PAUSE

(2009)

Colour video, 13'16"
Soundtrack: David Helaine Rijklank - Ch 22

Pause invites the spectator on a temporal voyage through a fixed place in space, that of the artist's workshop situated just west of 29th Street in New York. Mikael Levin spent three years there, exploring the frontiers between inner and outer worlds, frontiers created by the window frame and pane of glass from which he looked out from his studio. Photography also plays its role as frontier, as a medium of aesthetic expression and means of capturing the vibrations of light playing over the surrounding urban landscape, from early morning to dusk. The fleeting, infinitesimal phenomena of each day dart like arrows across his photographs - Zeon's arrow paradox, no doubt - in a time continuum in which temporality is stretched to its furthest limits, and then stretched and stretched again, until it becomes a-temporal, a timeless concentration of worlds and meanings. From this apparently anodyne narration, our tired eyes, weary with their own hackneyed supremacy and the glut of daily observation, learn to touch and feel elements of daily existance they no longer know how to see. The infinite changes captured by the camera lens become the focal point necessary for the epiphanic awakening of our battered, saturated senses.
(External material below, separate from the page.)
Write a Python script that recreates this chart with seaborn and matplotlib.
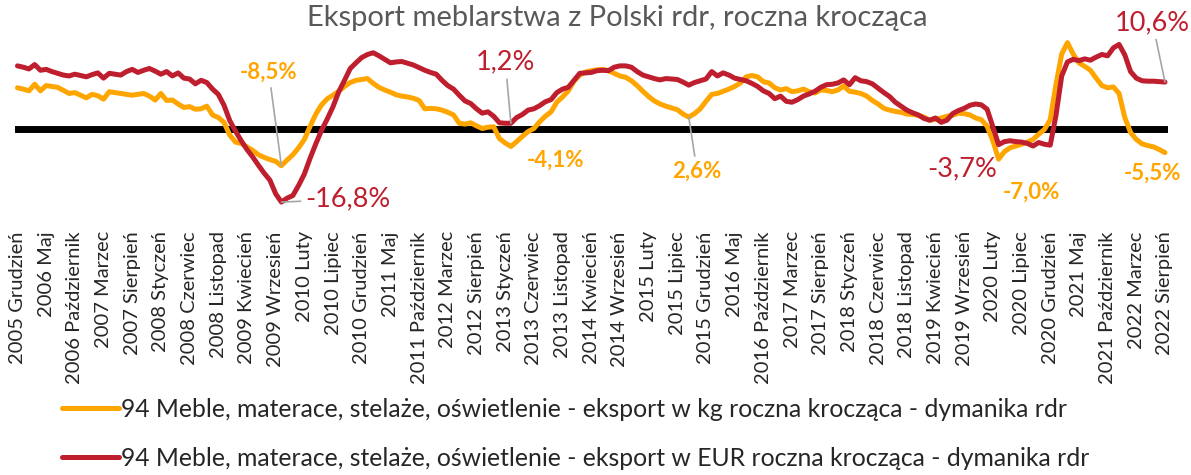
import matplotlib
matplotlib.use("Agg")
import matplotlib.pyplot as plt
import seaborn as sns
import pandas as pd

# roczna krocząca, dynamika rdr (%), miesiące 2005 Grudzień .. 2022 Sierpień
kg_rdr = [
    9.3, 9.0, 8.6, 10.1, 8.6, 9.8, 9.6, 9.4, 8.7, 8.0,
    8.2, 7.6, 7.0, 7.8, 7.5, 6.7, 8.4, 8.2, 8.0, 7.8,
    7.6, 7.8, 8.0, 7.4, 6.5, 8.0, 6.4, 6.5, 5.6, 4.8,
    5.0, 4.4, 4.5, 5.1, 3.1, 2.5, 1.4, -1.5, -3.1, -3.4,
    -4.2, -5.0, -6.0, -6.6, -7.1, -7.5, -8.5, -7.2, -6.0, -4.4,
    -2.5, 0.5, 3.3, 5.4, 6.8, 7.6, 8.5, 9.6, 10.5, 11.0,
    11.2, 11.4, 10.3, 9.4, 8.8, 8.3, 7.7, 7.4, 7.2, 6.9,
    6.4, 4.5, 4.6, 4.5, 4.2, 3.7, 3.1, 1.2, 1.0, 1.3,
    0.6, 0.0, 0.3, 0.4, -2.3, -3.3, -4.1, -3.0, -1.8, -0.7,
    0.0, 1.5, 2.8, 3.8, 6.0, 7.2, 8.6, 10.8, 12.2, 12.9,
    13.2, 13.4, 13.5, 13.2, 12.6, 12.0, 11.7, 10.9, 9.8, 8.5,
    7.3, 6.3, 5.6, 5.1, 4.7, 4.3, 3.3, 2.6, 3.4, 4.5,
    6.2, 7.8, 8.0, 8.5, 9.0, 9.6, 10.4, 11.8, 12.1, 11.8,
    10.7, 10.4, 9.3, 8.8, 9.1, 8.4, 8.6, 9.0, 8.4, 8.1,
    8.8, 8.7, 8.4, 8.8, 9.7, 8.5, 8.3, 8.0, 7.4, 6.4,
    5.6, 4.6, 4.2, 3.9, 3.7, 3.3, 3.2, 3.0, 2.6, 1.9,
    2.1, 2.4, 2.8, 3.0, 3.5, 3.4, 3.1, 2.4, 2.0, 0.5,
    -2.8, -7.0, -5.3, -4.4, -4.0, -3.6, -3.1, -2.5, -1.3, -0.2,
    2.0, 10.0, 17.0, 19.6, 17.0, 15.0, 14.2, 13.3, 11.5, 9.8,
    9.3, 9.5, 8.0, 2.5, -0.9, -2.5, -3.5, -3.9, -4.2, -4.8,
    -5.5,
]

eur_rdr = [
    14.3, 14.0, 13.6, 14.6, 13.3, 13.5, 13.0, 12.6, 12.2, 12.0,
    12.4, 12.1, 11.8, 12.3, 12.7, 11.5, 12.6, 12.4, 12.2, 13.0,
    13.5, 12.8, 13.3, 13.7, 13.1, 12.4, 13.0, 12.0, 12.7, 11.5,
    11.3, 10.2, 11.0, 10.5, 9.0, 7.8, 5.3, 1.8, -0.6, -2.8,
    -4.8, -6.5, -8.4, -10.2, -11.8, -14.9, -16.8, -15.9, -15.3, -13.0,
    -10.4, -6.8, -3.5, -0.4, 2.2, 5.0, 8.4, 11.0, 13.7, 15.0,
    16.2, 16.9, 17.3, 16.6, 15.8, 15.0, 15.2, 15.3, 14.9, 14.5,
    13.9, 13.3, 12.8, 12.4, 11.0, 9.8, 9.0, 7.6, 6.3, 5.7,
    4.5, 3.5, 3.8, 2.8, 1.3, 1.2, 1.2, 2.5, 3.2, 4.2,
    4.5, 5.2, 6.1, 6.6, 8.2, 9.0, 9.4, 11.0, 12.6, 12.7,
    12.8, 13.2, 13.3, 13.2, 14.0, 14.3, 14.3, 14.0, 13.0, 12.2,
    11.8, 11.4, 11.1, 11.4, 11.3, 11.2, 10.6, 9.9, 10.5, 10.9,
    11.3, 13.0, 12.0, 12.7, 12.2, 11.5, 11.2, 10.9, 10.3, 9.6,
    8.6, 8.0, 6.8, 7.4, 6.2, 6.0, 6.6, 7.4, 7.9, 8.5,
    9.4, 10.0, 10.1, 10.4, 11.1, 10.0, 11.6, 10.9, 10.7, 10.2,
    9.2, 8.2, 7.3, 6.0, 5.1, 4.2, 3.6, 3.1, 2.3, 1.9,
    2.4, 1.4, 1.9, 3.4, 4.1, 4.6, 5.3, 5.6, 5.4, 4.4,
    0.4, -3.7, -3.0, -2.8, -3.0, -3.1, -3.4, -4.0, -3.2, -3.6,
    -3.8, 3.0, 12.0, 15.2, 15.8, 15.5, 15.9, 15.6, 16.3, 16.9,
    16.6, 18.4, 19.2, 16.8, 13.0, 11.5, 10.9, 10.8, 10.8, 10.7,
    10.6,
]

tick_labels = [
    "2005 Grudzień", "2006 Maj", "2006 Październik", "2007 Marzec",
    "2007 Sierpień", "2008 Styczeń", "2008 Czerwiec", "2008 Listopad",
    "2009 Kwiecień", "2009 Wrzesień", "2010 Luty", "2010 Lipiec",
    "2010 Grudzień", "2011 Maj", "2011 Październik", "2012 Marzec",
    "2012 Sierpień", "2013 Styczeń", "2013 Czerwiec", "2013 Listopad",
    "2014 Kwiecień", "2014 Wrzesień", "2015 Luty", "2015 Lipiec",
    "2015 Grudzień", "2016 Maj", "2016 Październik", "2017 Marzec",
    "2017 Sierpień", "2018 Styczeń", "2018 Czerwiec", "2018 Listopad",
    "2019 Kwiecień", "2019 Wrzesień", "2020 Luty", "2020 Lipiec",
    "2020 Grudzień", "2021 Maj", "2021 Październik", "2022 Marzec",
    "2022 Sierpień",
]

label_kg = "94 Meble, materace, stelaże, oświetlenie - eksport w kg roczna krocząca - dymanika rdr"
label_eur = "94 Meble, materace, stelaże, oświetlenie - eksport w EUR roczna krocząca - dymanika rdr"

YELLOW = "#FFA500"
RED = "#BE1E2D"

sns.set_style("white")
plt.rcParams["font.family"] = ["Lato", "DejaVu Sans"]

months = list(range(len(kg_rdr)))
df = pd.DataFrame({"m": months, "kg": kg_rdr, "eur": eur_rdr})

fig = plt.figure(figsize=(11.91, 4.75), dpi=100)
ax = fig.add_axes([0.01226, 0.5543, 0.9683, 0.378])

ax.axhline(0, color="black", lw=5, zorder=1)
sns.lineplot(data=df, x="m", y="kg", color=YELLOW, lw=3.6, ax=ax, zorder=3, label=label_kg)
sns.lineplot(data=df, x="m", y="eur", color=RED, lw=3.6, ax=ax, zorder=4, label=label_eur)

ax.set_xlim(-0.5, len(months) - 0.5)
ax.set_ylim(-19, 22)
ax.set_xticks(months[::5])
ax.set_xticklabels(tick_labels, rotation=90, fontsize=14.5)
ax.tick_params(axis="x", length=0, pad=14)
ax.set_yticks([])
ax.set_xlabel("")
ax.set_ylabel("")
sns.despine(ax=ax, left=True, bottom=True)

def pct(v):
    return f"{v:.1f}%".replace(".", ",")

# (seria, indeks, kolor, grubość, przesunięcie w pt, linia odniesienia)
notes = [
    (kg_rdr, 46, YELLOW, "bold", (-9, 67), True),
    (eur_rdr, 46, RED, "normal", (48, 2), True),
    (eur_rdr, 86, RED, "normal", (-4, 44), True),
    (kg_rdr, 86, YELLOW, "bold", (32, -10), False),
    (kg_rdr, 117, YELLOW, "bold", (6, -39), True),
    (eur_rdr, 171, RED, "normal", (-26, -17), False),
    (kg_rdr, 171, YELLOW, "bold", (24, -24), False),
    (kg_rdr, 200, YELLOW, "bold", (-9, -15), False),
    (eur_rdr, 200, RED, "normal", (-9, 43), True),
]
for series, i, col, weight, off, leader in notes:
    size = 19.5 if weight == "normal" else 16
    arrow = dict(arrowstyle="-", color="#A6A6A6", lw=1.2, shrinkA=1, shrinkB=0) if leader else None
    ax.annotate(pct(series[i]), xy=(i, series[i]), xytext=off, textcoords="offset points",
                ha="center", va="center", color=col, fontsize=size, fontweight=weight,
                arrowprops=arrow, zorder=5)

fig.text(617 / 1191, 1 - 18 / 475, "Eksport meblarstwa z Polski rdr, roczna krocząca",
         ha="center", va="center", fontsize=21, color="#595959")

handles, labels = ax.get_legend_handles_labels()
ax.get_legend().remove()
fig.legend(handles, labels, loc="upper left", bbox_to_anchor=(62 / 1191, 1 - 398 / 475),
           frameon=False, fontsize=17.8, handlelength=2.3, handletextpad=0.1,
           labelspacing=1.05, borderpad=0, borderaxespad=0)

fig.savefig("out.png", dpi=100)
The sound track, composed by David Helaine, also conveys the artist's desire not to overwhelm or overwork the spectator, but rather offer them a moment of insightful contemplation, and invite them to Pause.

Delphine Costedoat (Translation: Lucy Edwards)




View Pause








Together with works such as Margins, Inside Looking In, Time Pieces, and Darkroom, this video is part of a body of work centered on the space of my studio on West 29th Street in New York.